(Collected data)
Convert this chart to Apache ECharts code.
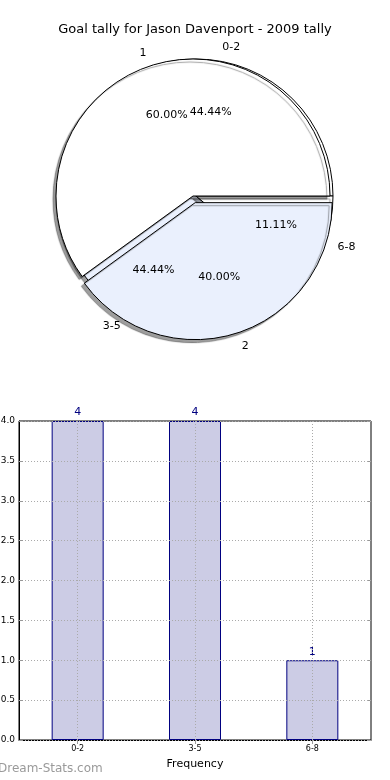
<!DOCTYPE html>
<html><head><meta charset="utf-8">
<script src="https://cdn.jsdelivr.net/npm/echarts@6/dist/echarts.min.js"></script>
<style>html,body{margin:0;padding:0;background:#fff}#c{width:390px;height:780px}</style>
</head><body><div id="c"></div>
<script>
const titleText = 'Goal tally for Jason Davenport - 2009 tally';
const outerNames = ['1', '2'];
const outerValues = [3, 2];
const innerNames = ['0-2', '3-5', '6-8'];
const innerValues = [4, 4, 1];
const barCategories = ['0-2', '3-5', '6-8'];
const barValues = [4, 4, 1];
const yMin = 0, yMax = 4, yStep = 0.5;
const xAxisName = 'Frequency';
const watermark = 'Dream-Stats.com';

const FONT = 'DejaVu Sans';
const CX = 193, CY = 196, R = 137;
const WHITE = '#ffffff', LBLUE = '#eaf0fd';
const outerColors = [WHITE, LBLUE];
const innerColors = [WHITE, LBLUE, WHITE];
const sum = a => a.reduce((s, v) => s + v, 0);
const pct = (v, arr) => (v / sum(arr) * 100).toFixed(2) + '%';

const shadow = {shadowColor: 'rgba(0,0,0,0.38)', shadowBlur: 1, shadowOffsetX: -3, shadowOffsetY: 3};
const nameLabel = {show: true, position: 'outside', formatter: '{b}', fontSize: 11, color: '#000', fontFamily: FONT, distanceToLabelLine: 0};
const nameLine = {show: false, length: R * 0.1, length2: 0};

function pctSeries(names, values, center, z) {
  return {
    type: 'pie', center: center, radius: [0, R * 1.2], startAngle: 0, clockwise: false,
    silent: true, animation: false, avoidLabelOverlap: false, z: z,
    itemStyle: {color: 'rgba(0,0,0,0)', borderWidth: 0},
    label: {show: true, position: 'inside', fontSize: 11, color: '#000', fontFamily: FONT,
      formatter: p => pct(p.value, values)},
    labelLine: {show: false},
    emphasis: {disabled: true},
    data: names.map((n, i) => ({name: n, value: values[i]}))
  };
}

const chart = echarts.init(document.getElementById('c'), null, {renderer: 'canvas'});
chart.setOption({
  animation: false,
  backgroundColor: '#fff',
  title: {text: titleText, left: 'center', top: 23, padding: 0,
    textStyle: {fontSize: 13, fontWeight: 'normal', color: '#000', fontFamily: FONT}},
  graphic: [{type: 'text', left: -2, top: 763, style: {text: watermark, font: '12px "DejaVu Sans"', fill: '#9a9a9a'}}],
  grid: {left: 19, right: 19, top: 421, height: 319, outerBoundsMode: 'none', containLabel: false,
    show: true, borderColor: '#000', borderWidth: 1, backgroundColor: 'rgba(0,0,0,0)'},
  xAxis: [{
    type: 'category', data: barCategories, position: 'bottom',
    axisLine: {lineStyle: {color: '#000'}},
    axisTick: {show: true, inside: true, alignWithLabel: true, length: 4, lineStyle: {color: '#999'}},
    axisLabel: {fontSize: 8, color: '#000', margin: 5, fontFamily: FONT},
    splitLine: {show: false},
    name: xAxisName, nameLocation: 'middle', nameGap: 19,
    nameTextStyle: {fontSize: 11, color: '#000', fontFamily: FONT}
  }, {
    type: 'category', data: barCategories, position: 'top',
    axisLine: {show: false},
    axisTick: {show: true, inside: true, alignWithLabel: true, length: 4, lineStyle: {color: '#999'}},
    axisLabel: {show: false}, splitLine: {show: false}
  }],
  yAxis: [{
    type: 'value', min: yMin, max: yMax, interval: yStep, z: 3,
    axisLine: {show: true, lineStyle: {color: '#000'}},
    axisTick: {show: true, inside: true, length: 4, lineStyle: {color: '#999'}},
    axisLabel: {fontSize: 9, color: '#000', margin: 4, fontFamily: FONT, formatter: v => v.toFixed(1)},
    splitLine: {show: true, lineStyle: {type: [1, 2], color: '#aaa', width: 1}}
  }, {
    type: 'value', min: yMin, max: yMax, interval: yStep, position: 'right',
    axisLine: {show: false},
    axisTick: {show: true, inside: true, length: 4, lineStyle: {color: '#999'}},
    axisLabel: {show: false}, splitLine: {show: false}
  }],
  series: [
    {
      type: 'pie', center: [CX + 3, CY], radius: [0, R], startAngle: 0, clockwise: false,
      silent: true, avoidLabelOverlap: false, z: 2,
      itemStyle: Object.assign({borderColor: '#000', borderWidth: 1}, shadow),
      label: nameLabel, labelLine: nameLine, emphasis: {disabled: true},
      data: innerNames.map((n, i) => ({name: n, value: innerValues[i], itemStyle: {color: innerColors[i]}}))
    },
    {
      type: 'pie', center: [CX, CY], radius: [0, R], startAngle: 0, clockwise: false,
      silent: true, avoidLabelOverlap: false, z: 3,
      selectedMode: 'single', selectedOffset: 7,
      itemStyle: Object.assign({borderColor: '#000', borderWidth: 1}, shadow),
      label: nameLabel, labelLine: nameLine, emphasis: {disabled: true},
      data: outerNames.map((n, i) => ({name: n, value: outerValues[i], selected: i === 1, itemStyle: {color: outerColors[i]}}))
    },
    pctSeries(innerNames, innerValues, [CX + 3, CY], 4),
    pctSeries(outerNames, outerValues, [CX, CY], 4),
    {
      type: 'bar', xAxisIndex: 0, yAxisIndex: 0, data: barValues, barWidth: 52, z: 2,
      itemStyle: {color: '#ccccE5', borderColor: '#000080', borderWidth: 1},
      label: {show: true, position: 'top', color: '#000080', fontSize: 11, distance: 3, fontFamily: FONT},
      markLine: {silent: true, symbol: 'none', label: {show: false},
        lineStyle: {type: [1, 2], color: '#aaa', width: 1},
        data: barCategories.map(c => ({xAxis: c}))}
    }
  ]
});
</script></body></html>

(Exercise instructions)
Write the listing above out again exactly, dropping each image.

(Exercise solution)
Convert this chart to Apache ECharts code.
<!DOCTYPE html>
<html><head><meta charset="utf-8">
<script src="https://cdn.jsdelivr.net/npm/echarts@6/dist/echarts.min.js"></script>
<style>html,body{margin:0;padding:0;background:#fff}#c{width:390px;height:780px}</style>
</head><body><div id="c"></div>
<script>
const titleText = 'Goal tally for Jason Davenport - 2009 tally';
const outerNames = ['1', '2'];
const outerValues = [3, 2];
const innerNames = ['0-2', '3-5', '6-8'];
const innerValues = [4, 4, 1];
const barCategories = ['0-2', '3-5', '6-8'];
const barValues = [4, 4, 1];
const yMin = 0, yMax = 4, yStep = 0.5;
const xAxisName = 'Frequency';
const watermark = 'Dream-Stats.com';

const FONT = 'DejaVu Sans';
const CX = 193, CY = 196, R = 137;
const WHITE = '#ffffff', LBLUE = '#eaf0fd';
const outerColors = [WHITE, LBLUE];
const innerColors = [WHITE, LBLUE, WHITE];
const sum = a => a.reduce((s, v) => s + v, 0);
const pct = (v, arr) => (v / sum(arr) * 100).toFixed(2) + '%';

const shadow = {shadowColor: 'rgba(0,0,0,0.38)', shadowBlur: 1, shadowOffsetX: -3, shadowOffsetY: 3};
const nameLabel = {show: true, position: 'outside', formatter: '{b}', fontSize: 11, color: '#000', fontFamily: FONT, distanceToLabelLine: 0};
const nameLine = {show: false, length: R * 0.1, length2: 0};

function pctSeries(names, values, center, z) {
  return {
    type: 'pie', center: center, radius: [0, R * 1.2], startAngle: 0, clockwise: false,
    silent: true, animation: false, avoidLabelOverlap: false, z: z,
    itemStyle: {color: 'rgba(0,0,0,0)', borderWidth: 0},
    label: {show: true, position: 'inside', fontSize: 11, color: '#000', fontFamily: FONT,
      formatter: p => pct(p.value, values)},
    labelLine: {show: false},
    emphasis: {disabled: true},
    data: names.map((n, i) => ({name: n, value: values[i]}))
  };
}

const chart = echarts.init(document.getElementById('c'), null, {renderer: 'canvas'});
chart.setOption({
  animation: false,
  backgroundColor: '#fff',
  title: {text: titleText, left: 'center', top: 23, padding: 0,
    textStyle: {fontSize: 13, fontWeight: 'normal', color: '#000', fontFamily: FONT}},
  graphic: [{type: 'text', left: -2, top: 763, style: {text: watermark, font: '12px "DejaVu Sans"', fill: '#9a9a9a'}}],
  grid: {left: 19, right: 19, top: 421, height: 319, outerBoundsMode: 'none', containLabel: false,
    show: true, borderColor: '#000', borderWidth: 1, backgroundColor: 'rgba(0,0,0,0)'},
  xAxis: [{
    type: 'category', data: barCategories, position: 'bottom',
    axisLine: {lineStyle: {color: '#000'}},
    axisTick: {show: true, inside: true, alignWithLabel: true, length: 4, lineStyle: {color: '#999'}},
    axisLabel: {fontSize: 8, color: '#000', margin: 5, fontFamily: FONT},
    splitLine: {show: false},
    name: xAxisName, nameLocation: 'middle', nameGap: 19,
    nameTextStyle: {fontSize: 11, color: '#000', fontFamily: FONT}
  }, {
    type: 'category', data: barCategories, position: 'top',
    axisLine: {show: false},
    axisTick: {show: true, inside: true, alignWithLabel: true, length: 4, lineStyle: {color: '#999'}},
    axisLabel: {show: false}, splitLine: {show: false}
  }],
  yAxis: [{
    type: 'value', min: yMin, max: yMax, interval: yStep, z: 3,
    axisLine: {show: true, lineStyle: {color: '#000'}},
    axisTick: {show: true, inside: true, length: 4, lineStyle: {color: '#999'}},
    axisLabel: {fontSize: 9, color: '#000', margin: 4, fontFamily: FONT, formatter: v => v.toFixed(1)},
    splitLine: {show: true, lineStyle: {type: [1, 2], color: '#aaa', width: 1}}
  }, {
    type: 'value', min: yMin, max: yMax, interval: yStep, position: 'right',
    axisLine: {show: false},
    axisTick: {show: true, inside: true, length: 4, lineStyle: {color: '#999'}},
    axisLabel: {show: false}, splitLine: {show: false}
  }],
  series: [
    {
      type: 'pie', center: [CX + 3, CY], radius: [0, R], startAngle: 0, clockwise: false,
      silent: true, avoidLabelOverlap: false, z: 2,
      itemStyle: Object.assign({borderColor: '#000', borderWidth: 1}, shadow),
      label: nameLabel, labelLine: nameLine, emphasis: {disabled: true},
      data: innerNames.map((n, i) => ({name: n, value: innerValues[i], itemStyle: {color: innerColors[i]}}))
    },
    {
      type: 'pie', center: [CX, CY], radius: [0, R], startAngle: 0, clockwise: false,
      silent: true, avoidLabelOverlap: false, z: 3,
      selectedMode: 'single', selectedOffset: 7,
      itemStyle: Object.assign({borderColor: '#000', borderWidth: 1}, shadow),
      label: nameLabel, labelLine: nameLine, emphasis: {disabled: true},
      data: outerNames.map((n, i) => ({name: n, value: outerValues[i], selected: i === 1, itemStyle: {color: outerColors[i]}}))
    },
    pctSeries(innerNames, innerValues, [CX + 3, CY], 4),
    pctSeries(outerNames, outerValues, [CX, CY], 4),
    {
      type: 'bar', xAxisIndex: 0, yAxisIndex: 0, data: barValues, barWidth: 52, z: 2,
      itemStyle: {color: '#ccccE5', borderColor: '#000080', borderWidth: 1},
      label: {show: true, position: 'top', color: '#000080', fontSize: 11, distance: 3, fontFamily: FONT},
      markLine: {silent: true, symbol: 'none', label: {show: false},
        lineStyle: {type: [1, 2], color: '#aaa', width: 1},
        data: barCategories.map(c => ({xAxis: c}))}
    }
  ]
});
</script></body></html>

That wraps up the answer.